Jesús, como todo místico y maestro espiritual, nos abre el camino al descubrimiento de nuestra más profunda identidad. Lo mismo que hace el Espíritu, inspirando al evangelista e inspirándonos a nosotros hoy. El mismo y único Espíritu que conducía a Jesús, inspiraba a Lucas y nos ilumina a nosotros hoy.
El Espíritu sugiere: el amor es tu identidad, lo eterno es tu casa, lo infinito te habita.
Cuando descubrimos y “tocamos con mano” todo esto – lo que llamamos experiencia – todo se transforma y todo encuentra una divina armonía, armonía que no se quiebra con las dificultades y el dolor.
Si vivimos desde la raíz, desde lo que somos, no habrá oposición en el amor, sino unidad y belleza. Terminaremos con las comparaciones absurdas, con las cuales estropeamos el amor.
¿Amar más a Dios o a mis hijos?
¿Amar más a mis padres o a mis hermanos?
¿Amar más a mi pareja o mis amigos?
Creo que entiendan lo absurdo y dañino de este planteamiento.
El Amor es Uno, porque Dios es Uno.
Es el mismo y único Amor, que se revela de maneras distintas y nos pide manifestaciones distintas, niveles distintos, expresiones distintas. Pero la distinción siempre surge del Amor Uno y regresa al Amor Uno.
Entendemos entonces la posterior invitación del evangelio al discernimiento: “¿Quién de ustedes, si quiere edificar una torre, no se sienta primero a calcular los gastos, para ver si tiene con qué terminarla?” (14, 28).
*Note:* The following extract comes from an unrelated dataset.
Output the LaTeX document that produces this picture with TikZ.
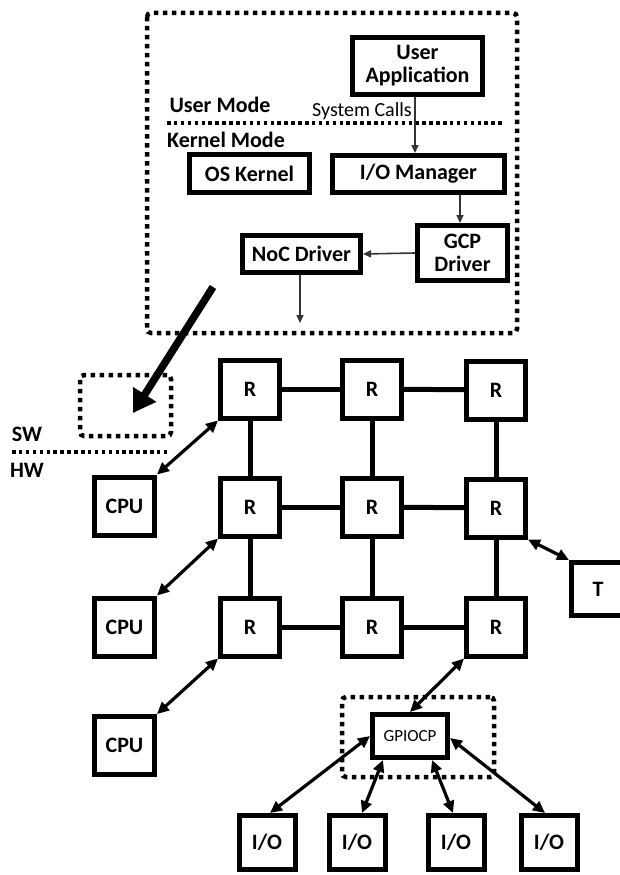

El amor se convierte en sabiduría, en capacidad de discernir, de calcular, de elegir. El amor entra al servicio de la vida, de la plenitud a la cual estamos llamados. El amor involucra todas las dimensiones de la vida y de nuestra humanidad: cuerpo, mente, espíritu, materia, sociedad, relaciones, naturaleza, anhelos, proyectos, pasado, presente y futuro, alegrías y dolores.
Todo cobra sentido, un sentido divino. Todo el amor se convierte en camino de crecimiento, en belleza y armonía.
Es el milagro que ocurre cuando dejamos de insertar la dualidad en el Amor: ¿esto o aquello? ¿más o menos?
Es el milagro de lo Uno y la Unidad: esto y aquello. Punto.